# Data section:

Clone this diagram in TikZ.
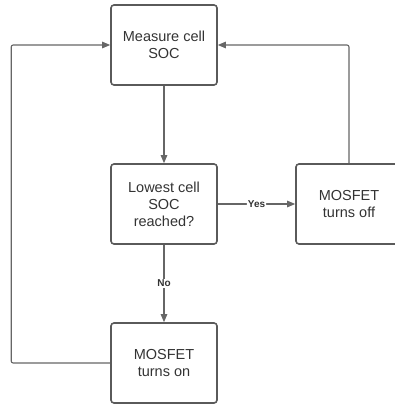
\documentclass[tikz,border=0pt]{standalone}
\usepackage{fontspec}
\setmainfont{Liberation Sans}
\usetikzlibrary{arrows.meta}

\begin{document}
\begin{tikzpicture}[
    x=1pt, y=-1pt,
    every node/.style={font=\fontsize{14.5}{17}\selectfont},
    stepbox/.style={draw=boxcolor, line width=1.6pt, rounded corners=3pt,
        minimum width=106pt, minimum height=80pt, align=center, text=textcolor},
    conn/.style={draw=linecolor, line width=1.1pt, rounded corners=2pt,
        -{Triangle[length=8pt, width=6.5pt]}},
    cond/.style={font=\fontsize{10}{12}\selectfont\bfseries, text=textcolor,
        fill=white, inner sep=1pt},
]

\definecolor{boxcolor}{HTML}{5A5A5A}   % box borders
\definecolor{linecolor}{HTML}{666666}  % connectors
\definecolor{textcolor}{HTML}{333333}

\useasboundingbox (0,0) rectangle (395,405);

% ---------------------------------------------------------------- steps
\node[stepbox] (measure) at (164,45)  {Measure cell\\SOC};
\node[stepbox] (lowest)  at (164,204) {Lowest cell\\SOC\\reached?};
\node[stepbox] (off)     at (349,204) {MOSFET\\turns off};
\node[stepbox] (on)      at (164,363) {MOSFET\\turns on};

% ---------------------------------------------------------------- flow
\draw[conn] (measure) -- (lowest);
\draw[conn] (lowest) -- node[cond] {Yes} (off);
\draw[conn] (lowest) -- node[cond] {No} (on);

% ---------------------------------------------------------------- loops back
\draw[conn] (on.west) -- ++(-99,0) |- (measure.west);
\draw[conn] (off.north) |- (measure.east);

\end{tikzpicture}
\end{document}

# What to produce:
From the opening line of the listing above through the line bearing "(0,0) rectangle (395,405);", repeat each line exactly. Drop every picture.

# Final result:
Clone this diagram in TikZ.
\documentclass[tikz,border=0pt]{standalone}
\usepackage{fontspec}
\setmainfont{Liberation Sans}
\usetikzlibrary{arrows.meta}

\begin{document}
\begin{tikzpicture}[
    x=1pt, y=-1pt,
    every node/.style={font=\fontsize{14.5}{17}\selectfont},
    stepbox/.style={draw=boxcolor, line width=1.6pt, rounded corners=3pt,
        minimum width=106pt, minimum height=80pt, align=center, text=textcolor},
    conn/.style={draw=linecolor, line width=1.1pt, rounded corners=2pt,
        -{Triangle[length=8pt, width=6.5pt]}},
    cond/.style={font=\fontsize{10}{12}\selectfont\bfseries, text=textcolor,
        fill=white, inner sep=1pt},
]

\definecolor{boxcolor}{HTML}{5A5A5A}   % box borders
\definecolor{linecolor}{HTML}{666666}  % connectors
\definecolor{textcolor}{HTML}{333333}

\useasboundingbox (0,0) rectangle (395,405);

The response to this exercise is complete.